The answer to this is No. Let $M_{\omega}$ be the countably infinite modular lattice of height two. This is the lattice obtained from a countably infinite antichain by adding a new top element and a new bottom element. It is proved in

Bulatov, Andrei A.
Conditions satisfied by clone lattices.
Algebra Universalis 46 (2001), no. 1-2, 237-241.

that the countable lattice $M_{\omega}$ is not embeddable in $\mathscr{C}_n$ for any finite $n$ (Corollary 1.3). This is proved by showing that clone lattices on finite sets satisfy two, dual, weak semidistributivity properties called $(\omega$-$\textrm{SD}_\wedge)$ and $(\omega$-$\textrm{SD}_\vee)$. I will write the statement of $(\omega$-$\textrm{SD}_\wedge)$.

$(\omega$-$\textrm{SD}_\wedge)$: given $\omega$-many elements $x_0, x_1, x_2, \ldots$ such that $x_i\wedge x_j=x_k\wedge x_{\ell}$ for every $i\neq j, k\neq \ell$, it is the case that $x_0 = \bigwedge_{0<i<\omega} (x_0\vee x_i)$.

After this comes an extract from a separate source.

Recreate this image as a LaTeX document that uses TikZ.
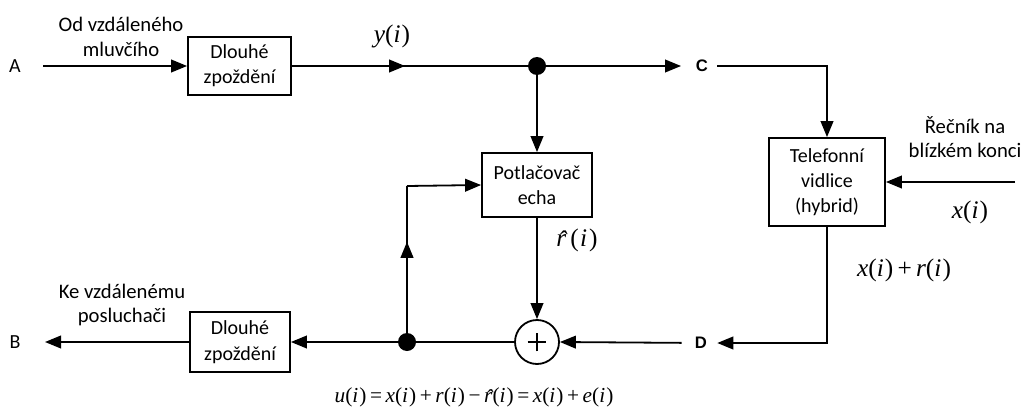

Bulatov proves that the clone lattice on any finite set satisfies the universally quantified sentences $(\omega$-$\textrm{SD}_\wedge)$ and $(\omega$-$\textrm{SD}_\vee)$. Any lattice containing $M_{\omega}$ as a sublattice will not satisfy these sentences, so $M_{\omega}$ is not embeddable in $\mathscr{C}_n$ for any finite $n$.

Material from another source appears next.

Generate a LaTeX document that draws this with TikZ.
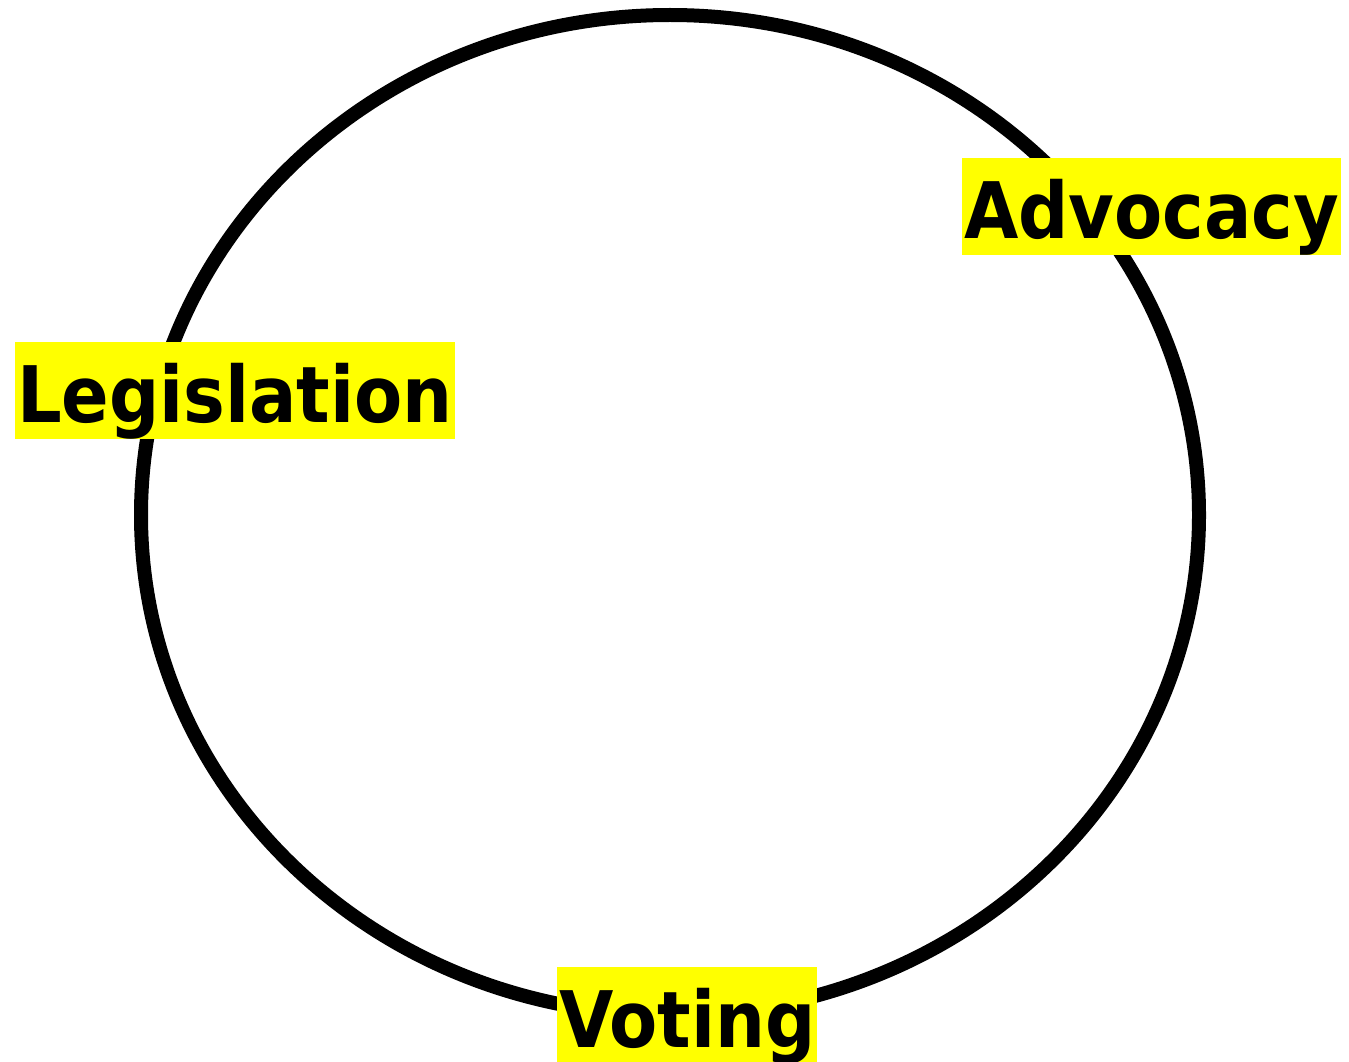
\documentclass[tikz,border=0pt]{standalone}
\usepackage{fontspec}
\newfontfamily\labelfont{DejaVu Sans Condensed}[BoldFont={DejaVu Sans Condensed Bold}]
\definecolor{hlyellow}{RGB}{255,255,0}
\begin{document}
\begin{tikzpicture}[x=1pt,y=-1pt,
  lbl/.style={fill=hlyellow, font=\labelfont\bfseries\fontsize{78}{90}\selectfont,
    inner xsep=2pt, inner ysep=0pt, text height=80pt, text depth=17pt, anchor=north west}]
  \useasboundingbox (0,0) rectangle (1349,1062);
  \draw[line width=14pt] (670,515) ellipse [x radius=529, y radius=500];
  \node[lbl] (adv) at (962,158) {Advocacy};
  \node[lbl] (leg) at (15,342) {Legislation};
  \node[lbl] (vot) at (557,967) {Voting};
\end{tikzpicture}
\end{document}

Clone lattices on infinite sets do not have to satisfy $(\omega$-$\textrm{SD}_\wedge)$ and $(\omega$-$\textrm{SD}_\vee)$, and in fact $M_{\omega}$ IS embeddable in the clone lattice on any infinite set. To see this, I slightly paraphrase Theorem 1 of

Pinsker, Michael
Algebraic lattices are complete sublattices of the clone lattice over an infinite set.
Fund. Math. 195 (2007), no. 1, 1-10.

Theorem 1.
Let $X$ be an infinite set. Every algebraic lattice with at most $2^{|X|}$ compact elements can be completely embedded into the clone lattice on $X$.